The first chair of the (CRTC Canadian Radio-television and Telecommunications Commission) and former CBC chief Pierre Juneau has passed away. He was 89 years old.
"Pierre Juneau was a passionate defender of public broadcasting and a fervent promoter of Canadian content," current CBC president Hubert Lacroix said in a statement mourning Juneau's death, as reported by CBC News. "He was instrumental to shaping policy that allowed Canadians to build their own industry and their own content. We still feel his influence today."

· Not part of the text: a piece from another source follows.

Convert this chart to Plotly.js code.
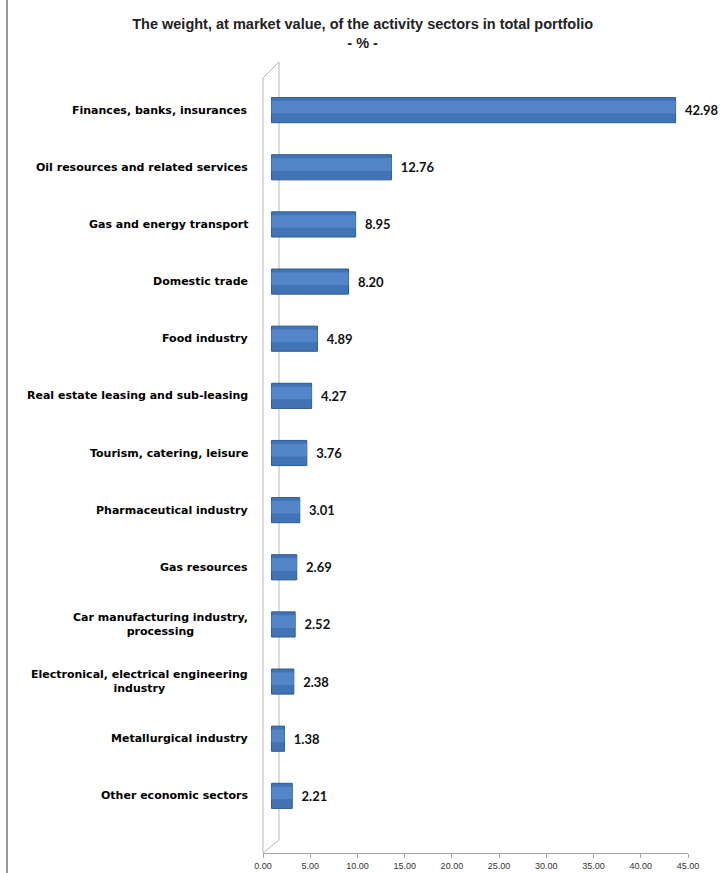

Juneau was born in Montreal and attended university in France, where he earned a BA in philosophy. PM Pierre Elliott Trudeau appointed him head of the CRTC in 1968, and then he became the CBC president from 1982-1989. Juneau was a staunch advocate of Canadian content, insisting radio and TV should be comprised of 80% Canadian content, and the annual Juno Awards, which started in 1970, are named after him. He also received the Order of Canada in '75 and became a member of the Royal Society of Canada.
The Minister of Canadian Heritage and Official Languages, James Moore, said Juneau "made a considerable contribution to the Canadian media landscape" (CBC). Liberal Leader Bob Rae said Juneau was "instrumental in developing regulations that assured we would see and hear Canadian creations broadcast from coast to coast to coast." He continued in a statement (CBC), "Canada lost one of its greatest advocates for Canadian music and culture."
Maureen Parker, executive director of the Writers Guild of Canada, said in a statement (reported by The Canadian Press), "He worked to make certain that Canadian artists have a voice in their own country. His legacy can be seen and heard daily in Canada's vital and vibrant TV, film and music – he made it possible for Canadians to choose Canadian content in their entertainment."